**Task description:** Exactly repeat the material, dropping only the pictures.

Figure scripts:

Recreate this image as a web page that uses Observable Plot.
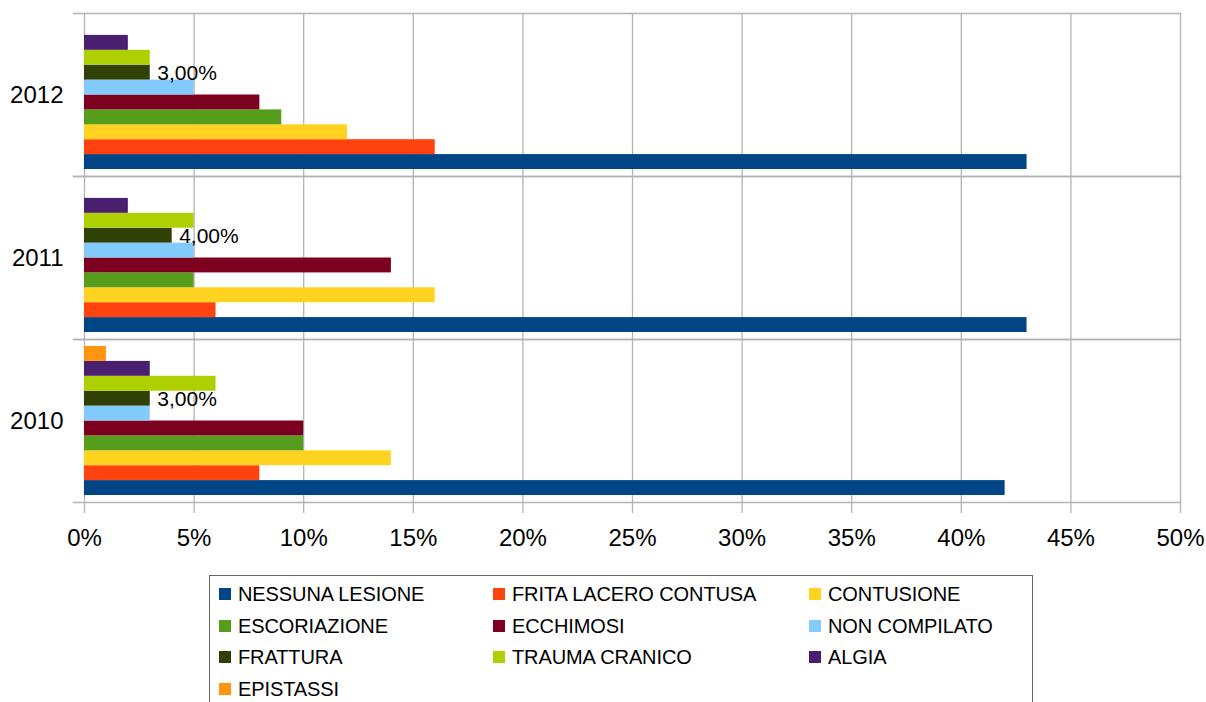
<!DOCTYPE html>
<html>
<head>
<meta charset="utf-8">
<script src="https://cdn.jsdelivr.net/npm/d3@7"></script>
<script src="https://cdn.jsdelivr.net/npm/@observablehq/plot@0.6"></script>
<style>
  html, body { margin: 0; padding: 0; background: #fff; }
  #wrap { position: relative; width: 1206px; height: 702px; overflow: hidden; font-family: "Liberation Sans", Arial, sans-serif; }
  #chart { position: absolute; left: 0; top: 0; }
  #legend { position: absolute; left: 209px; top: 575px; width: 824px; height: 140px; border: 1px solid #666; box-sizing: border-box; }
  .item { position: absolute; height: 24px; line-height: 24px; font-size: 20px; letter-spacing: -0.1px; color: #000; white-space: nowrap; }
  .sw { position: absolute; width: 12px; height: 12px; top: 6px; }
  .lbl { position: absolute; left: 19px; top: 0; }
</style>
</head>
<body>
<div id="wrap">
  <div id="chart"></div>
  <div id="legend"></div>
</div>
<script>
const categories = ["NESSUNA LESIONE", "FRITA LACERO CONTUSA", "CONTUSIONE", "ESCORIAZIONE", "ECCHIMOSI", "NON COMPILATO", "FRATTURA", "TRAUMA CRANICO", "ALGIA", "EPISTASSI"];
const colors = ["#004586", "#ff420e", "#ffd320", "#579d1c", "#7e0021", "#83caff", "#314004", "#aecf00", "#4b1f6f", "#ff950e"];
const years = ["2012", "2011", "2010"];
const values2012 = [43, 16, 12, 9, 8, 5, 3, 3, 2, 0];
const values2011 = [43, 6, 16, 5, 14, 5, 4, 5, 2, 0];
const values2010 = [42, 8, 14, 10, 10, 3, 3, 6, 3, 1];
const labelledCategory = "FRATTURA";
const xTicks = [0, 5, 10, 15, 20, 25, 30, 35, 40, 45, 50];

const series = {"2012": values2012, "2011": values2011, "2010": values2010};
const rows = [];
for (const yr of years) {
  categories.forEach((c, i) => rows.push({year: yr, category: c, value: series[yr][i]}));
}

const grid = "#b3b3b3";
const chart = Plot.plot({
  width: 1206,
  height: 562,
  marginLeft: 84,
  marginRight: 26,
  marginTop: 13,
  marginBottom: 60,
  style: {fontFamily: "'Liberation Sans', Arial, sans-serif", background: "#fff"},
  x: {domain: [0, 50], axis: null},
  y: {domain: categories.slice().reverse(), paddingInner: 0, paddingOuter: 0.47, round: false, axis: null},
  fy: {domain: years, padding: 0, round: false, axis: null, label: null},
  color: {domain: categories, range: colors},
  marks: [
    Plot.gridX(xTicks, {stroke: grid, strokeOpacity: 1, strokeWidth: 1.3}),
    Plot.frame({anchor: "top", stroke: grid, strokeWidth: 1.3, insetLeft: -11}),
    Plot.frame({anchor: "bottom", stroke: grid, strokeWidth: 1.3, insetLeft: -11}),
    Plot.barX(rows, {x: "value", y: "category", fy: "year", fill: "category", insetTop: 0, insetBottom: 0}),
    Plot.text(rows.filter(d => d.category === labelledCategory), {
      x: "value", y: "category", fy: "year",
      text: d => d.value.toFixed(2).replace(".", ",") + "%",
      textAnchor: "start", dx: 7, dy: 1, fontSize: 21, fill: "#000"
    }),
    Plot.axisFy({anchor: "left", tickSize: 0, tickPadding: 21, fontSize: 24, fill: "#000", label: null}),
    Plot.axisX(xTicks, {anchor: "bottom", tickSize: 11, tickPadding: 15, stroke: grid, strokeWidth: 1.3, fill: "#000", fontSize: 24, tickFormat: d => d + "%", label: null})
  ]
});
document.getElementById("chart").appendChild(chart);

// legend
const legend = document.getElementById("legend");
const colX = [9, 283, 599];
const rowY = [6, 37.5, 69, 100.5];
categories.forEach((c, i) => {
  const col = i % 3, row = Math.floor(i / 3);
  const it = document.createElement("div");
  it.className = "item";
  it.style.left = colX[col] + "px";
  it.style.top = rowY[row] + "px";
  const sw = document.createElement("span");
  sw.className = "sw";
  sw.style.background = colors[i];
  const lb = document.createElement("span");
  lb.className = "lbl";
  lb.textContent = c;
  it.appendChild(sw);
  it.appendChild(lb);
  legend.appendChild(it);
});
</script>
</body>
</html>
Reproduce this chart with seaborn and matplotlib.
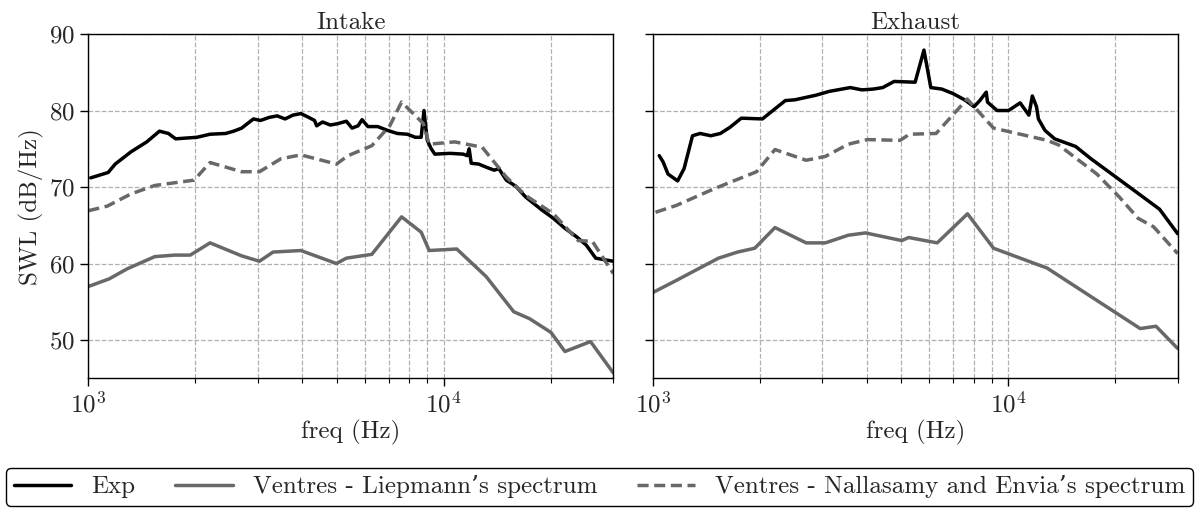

**Right answer:**
Recreate this image as a web page that uses Observable Plot.
<!DOCTYPE html>
<html>
<head>
<meta charset="utf-8">
<script src="https://cdn.jsdelivr.net/npm/d3@7"></script>
<script src="https://cdn.jsdelivr.net/npm/@observablehq/plot@0.6"></script>
<style>
  html, body { margin: 0; padding: 0; background: #fff; }
  #wrap { position: relative; width: 1206px; height: 702px; overflow: hidden; font-family: "Liberation Sans", Arial, sans-serif; }
  #chart { position: absolute; left: 0; top: 0; }
  #legend { position: absolute; left: 209px; top: 575px; width: 824px; height: 140px; border: 1px solid #666; box-sizing: border-box; }
  .item { position: absolute; height: 24px; line-height: 24px; font-size: 20px; letter-spacing: -0.1px; color: #000; white-space: nowrap; }
  .sw { position: absolute; width: 12px; height: 12px; top: 6px; }
  .lbl { position: absolute; left: 19px; top: 0; }
</style>
</head>
<body>
<div id="wrap">
  <div id="chart"></div>
  <div id="legend"></div>
</div>
<script>
const categories = ["NESSUNA LESIONE", "FRITA LACERO CONTUSA", "CONTUSIONE", "ESCORIAZIONE", "ECCHIMOSI", "NON COMPILATO", "FRATTURA", "TRAUMA CRANICO", "ALGIA", "EPISTASSI"];
const colors = ["#004586", "#ff420e", "#ffd320", "#579d1c", "#7e0021", "#83caff", "#314004", "#aecf00", "#4b1f6f", "#ff950e"];
const years = ["2012", "2011", "2010"];
const values2012 = [43, 16, 12, 9, 8, 5, 3, 3, 2, 0];
const values2011 = [43, 6, 16, 5, 14, 5, 4, 5, 2, 0];
const values2010 = [42, 8, 14, 10, 10, 3, 3, 6, 3, 1];
const labelledCategory = "FRATTURA";
const xTicks = [0, 5, 10, 15, 20, 25, 30, 35, 40, 45, 50];

const series = {"2012": values2012, "2011": values2011, "2010": values2010};
const rows = [];
for (const yr of years) {
  categories.forEach((c, i) => rows.push({year: yr, category: c, value: series[yr][i]}));
}

const grid = "#b3b3b3";
const chart = Plot.plot({
  width: 1206,
  height: 562,
  marginLeft: 84,
  marginRight: 26,
  marginTop: 13,
  marginBottom: 60,
  style: {fontFamily: "'Liberation Sans', Arial, sans-serif", background: "#fff"},
  x: {domain: [0, 50], axis: null},
  y: {domain: categories.slice().reverse(), paddingInner: 0, paddingOuter: 0.47, round: false, axis: null},
  fy: {domain: years, padding: 0, round: false, axis: null, label: null},
  color: {domain: categories, range: colors},
  marks: [
    Plot.gridX(xTicks, {stroke: grid, strokeOpacity: 1, strokeWidth: 1.3}),
    Plot.frame({anchor: "top", stroke: grid, strokeWidth: 1.3, insetLeft: -11}),
    Plot.frame({anchor: "bottom", stroke: grid, strokeWidth: 1.3, insetLeft: -11}),
    Plot.barX(rows, {x: "value", y: "category", fy: "year", fill: "category", insetTop: 0, insetBottom: 0}),
    Plot.text(rows.filter(d => d.category === labelledCategory), {
      x: "value", y: "category", fy: "year",
      text: d => d.value.toFixed(2).replace(".", ",") + "%",
      textAnchor: "start", dx: 7, dy: 1, fontSize: 21, fill: "#000"
    }),
    Plot.axisFy({anchor: "left", tickSize: 0, tickPadding: 21, fontSize: 24, fill: "#000", label: null}),
    Plot.axisX(xTicks, {anchor: "bottom", tickSize: 11, tickPadding: 15, stroke: grid, strokeWidth: 1.3, fill: "#000", fontSize: 24, tickFormat: d => d + "%", label: null})
  ]
});
document.getElementById("chart").appendChild(chart);

// legend
const legend = document.getElementById("legend");
const colX = [9, 283, 599];
const rowY = [6, 37.5, 69, 100.5];
categories.forEach((c, i) => {
  const col = i % 3, row = Math.floor(i / 3);
  const it = document.createElement("div");
  it.className = "item";
  it.style.left = colX[col] + "px";
  it.style.top = rowY[row] + "px";
  const sw = document.createElement("span");
  sw.className = "sw";
  sw.style.background = colors[i];
  const lb = document.createElement("span");
  lb.className = "lbl";
  lb.textContent = c;
  it.appendChild(sw);
  it.appendChild(lb);
  legend.appendChild(it);
});
</script>
</body>
</html>
Reproduce this chart with seaborn and matplotlib.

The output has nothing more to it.